La dinámica profunda que anima nuestra Regla de vida es el radicalismo evangélico.  ¿Cómo explicar a quienes tienen una vocación diferente a la nuestra, que el Señor ha querido hacernos discípulos suyos hasta perderlo todo y considerarlo basura, a condi­ción de encontrarnos en El y conocer el poder de su resurrección y la participación en su pasión?

Este camino nos exige una conversión constante, renovada diaria­mente. Los frutos de nuestra carne son soberbia, vanagloria y envidia. Nos atribuimos todo lo que hacemos y decimos, nos apropiamos el bien que Dios realiza. Por eso, sentimos más alegría por nuestros éxitos pastorales, o nuestra autorrealización personal, o la grandeza de nuestra institución, o nuestro progreso espiritual, que en la ignomi­nia y el desprecio.

Sentimos más alegría cuando se realizan nuestros planes, o por el calor de amistad y comprensión, o porque somos valorados por la auto­ridad, o porque somos admirados , que en la inutilidad, anonimato y enfermedad, que nos abren el tesoro oculto de la «verdadera y perfecta alegría».

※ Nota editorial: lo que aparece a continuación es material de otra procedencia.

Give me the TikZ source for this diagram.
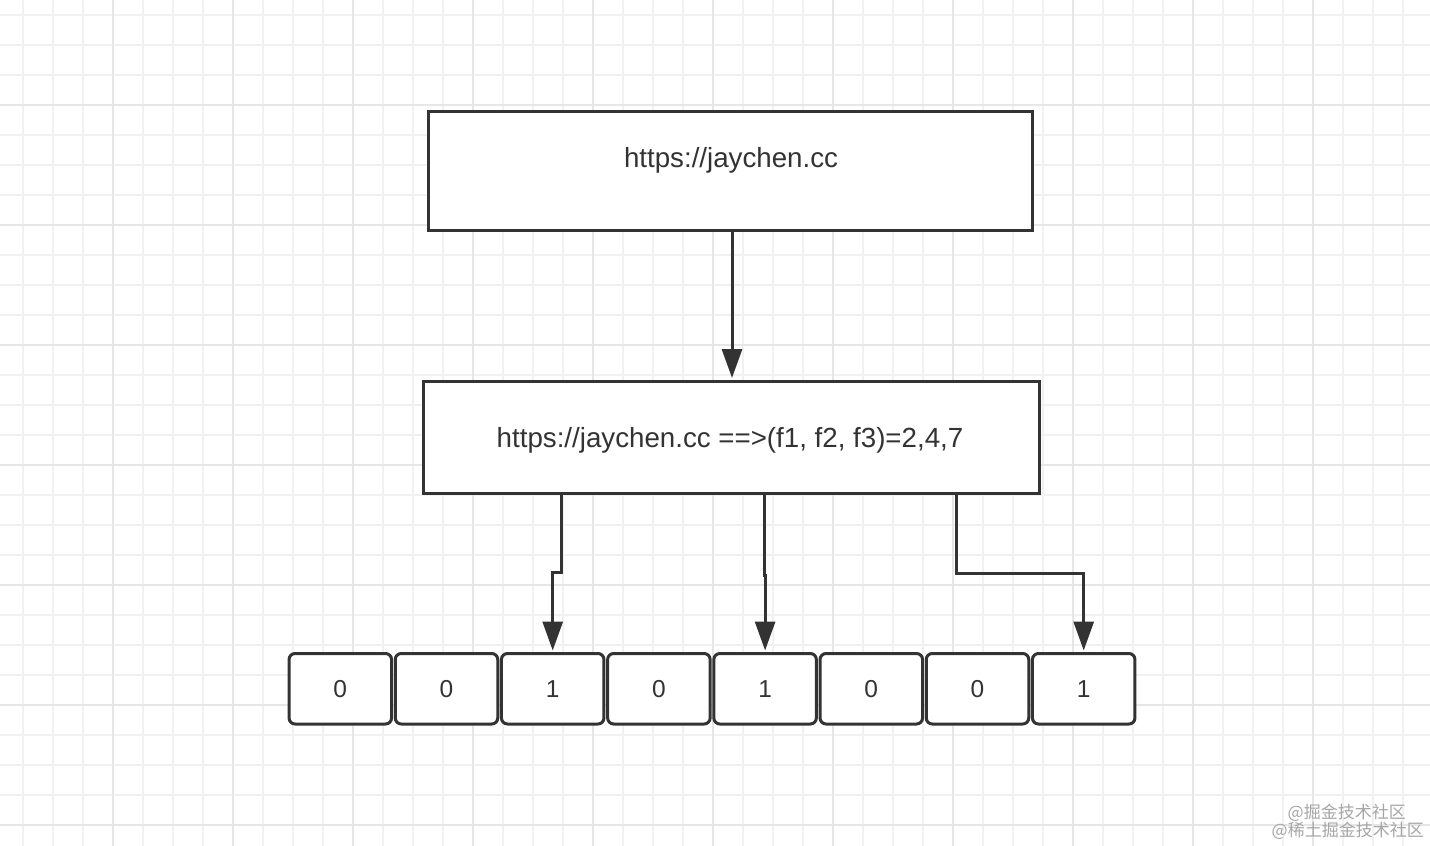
\documentclass[tikz,border=0pt]{standalone}
\usepackage{fontspec}
\setmainfont{Liberation Sans}
\newfontfamily\cjkfont{Noto Sans CJK SC}
\usetikzlibrary{arrows.meta}
\definecolor{ink}{HTML}{333333}
\definecolor{gridminor}{HTML}{F1F1F1}
\definecolor{gridmajor}{HTML}{E6E6E6}
\definecolor{wm}{HTML}{A6A6A6}
\begin{document}
\begin{tikzpicture}[x=1pt,y=-1pt,
  box/.style={draw=ink, line width=3pt, fill=white, outer sep=0pt, inner sep=0pt},
  cell/.style={box, rounded corners=6pt, minimum width=102.5pt, minimum height=70.5pt,
               text=ink, font=\fontsize{24.5}{28}\selectfont},
  lbl/.style={text=ink, font=\fontsize{27.7}{30}\selectfont, anchor=base, inner sep=0pt},
  arr/.style={draw=ink, line width=3pt, -{Triangle[length=29pt,width=20pt]}},
  wmark/.style={text=wm, font=\cjkfont\fontsize{17}{19}\selectfont, anchor=base east, inner sep=0pt},
  minorline/.style={draw=gridminor, line width=1.5pt},
  majorline/.style={draw=gridmajor, line width=1.8pt}]
\fill[white] (0,0) rectangle (1430,846);
\useasboundingbox (0,0) rectangle (1430,846);
% grid
\foreach \x in {23,53,...,1430} \draw[minorline] (\x,0) -- (\x,846);
\foreach \y in {15,45,...,846} \draw[minorline] (0,\y) -- (1430,\y);
\foreach \x in {113,233,...,1430} \draw[majorline] (\x,0) -- (\x,846);
\foreach \y in {105,225,...,846} \draw[majorline] (0,\y) -- (1430,\y);
% boxes
\node[box, minimum width=604pt, minimum height=119pt] (b1) at (730.5,171) {};
\node[lbl] (t1) at (731,167) {https://jaychen.cc};
\node[box, minimum width=616pt, minimum height=112pt] (b2) at (731.5,437.5) {};
\node[lbl] (t2) at (730,447) {https://jaychen.cc ==>(f1, f2, f3)=2,4,7};
% bit cells
\foreach \v [count=\i] in {0,0,1,0,1,0,0,1}
  \node[cell] (c\i) at ({340.3+106.2*(\i-1)},688.75) {\v};
% connectors
\draw[arr, shorten >=3.5pt] ([xshift=1.5pt]b1.south) -- ([xshift=1.5pt]b1.south |- b2.north);
\draw[arr, shorten >=3pt] ([xshift=137.5pt]b2.south west) -- ++(0,78.5) -| (c3.north);
\draw[arr, shorten >=3pt] ([xshift=340.5pt]b2.south west) -- ++(0,81.5) -| (c5.north);
\draw[arr, shorten >=3pt] ([xshift=532.5pt]b2.south west) -- ++(0,79.5) -| (c8.north);
% watermark
\node[wmark] (w1) at (1406,818.5) {@掘金技术社区};
\node[wmark] (w2) at (1424,836) {@稀土掘金技术社区};
\end{tikzpicture}
\end{document}
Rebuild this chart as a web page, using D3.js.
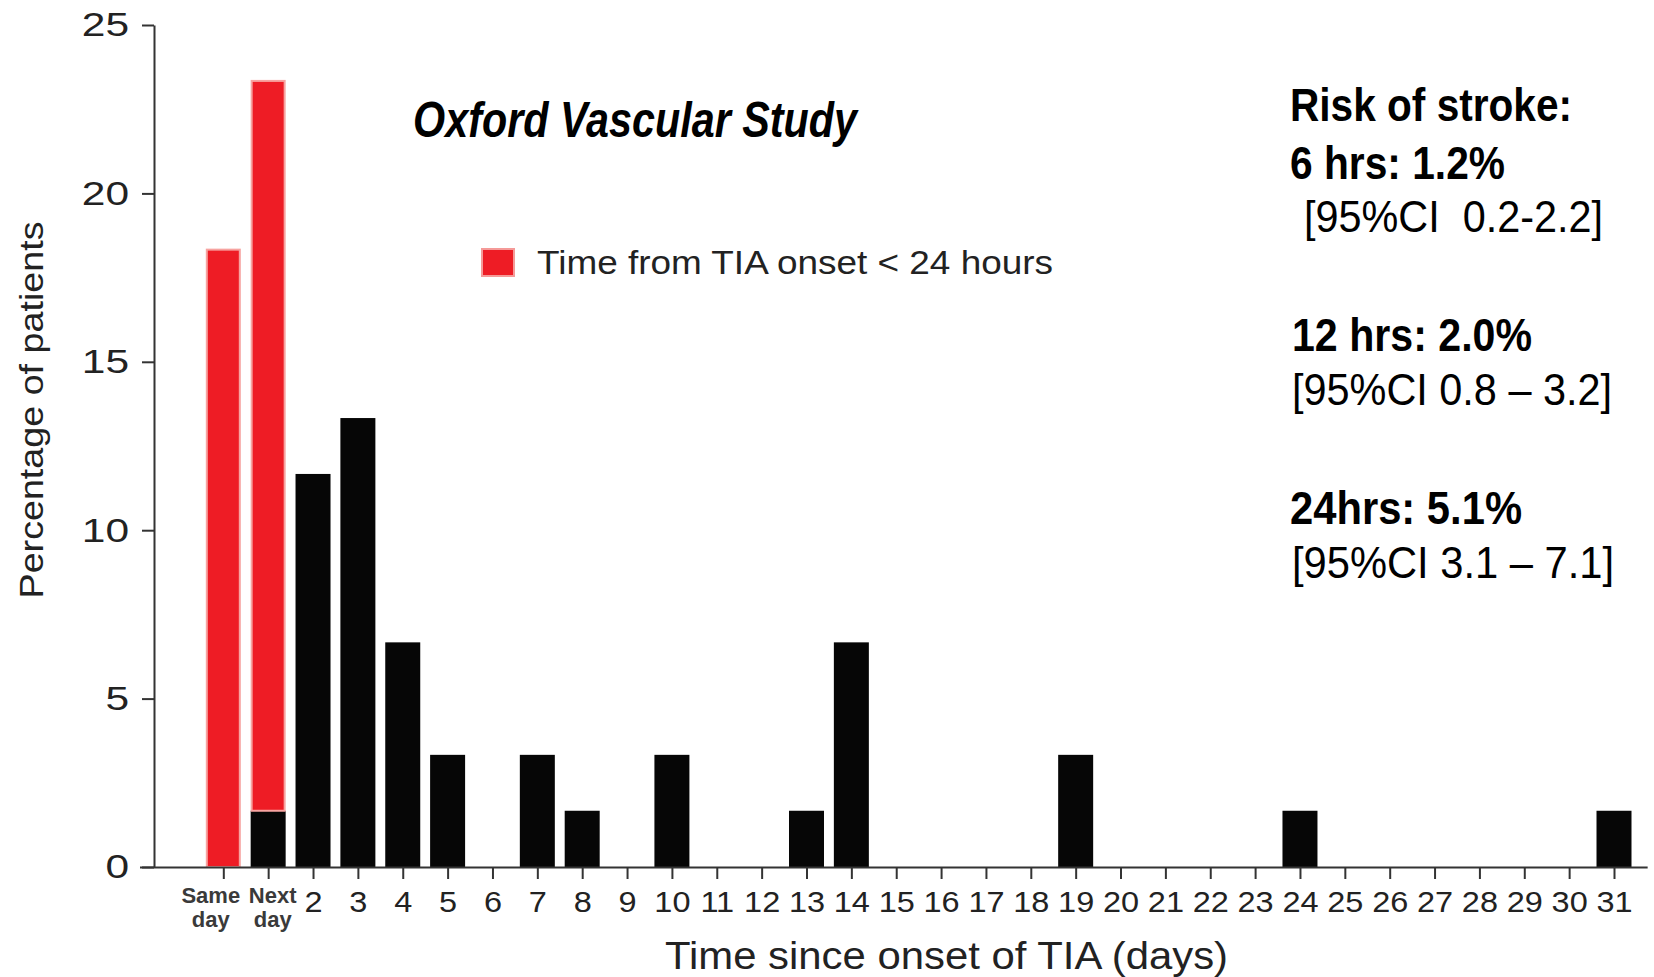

La perfecta alegría es fruto del Espíritu Santo, don de la Pascua de Jesús. Primero va enseñándonos a centrar nuestra vida en lo im­portante, el Reino de Dios y su justicia, hasta que aprendamos a con­siderar todo lo demás como añadidura. Luego suscita en nosotros el sentido de absoluto, para desear sólo a Dios. Entonces El mismo se nos hace espíritu de oración y devoción. Oramos continuamente porque la llama viva ha prendido en nosotros, y todo lo consume, purifica y transforma. Una misma atmósfera, la del amor, lo envuelve todo: fundiendo la presencia del Señor y el propio corazón. De ahora en adelante, el amor será  destino hasta la muerte. La vida entera es un anhelo de identificación con Jesús crucificado. Enferme­dad, humillación, persecución, injusticias, calumnias… hasta el marti­rio. Gozo y sufrimiento se entremezclan inexplicablemente.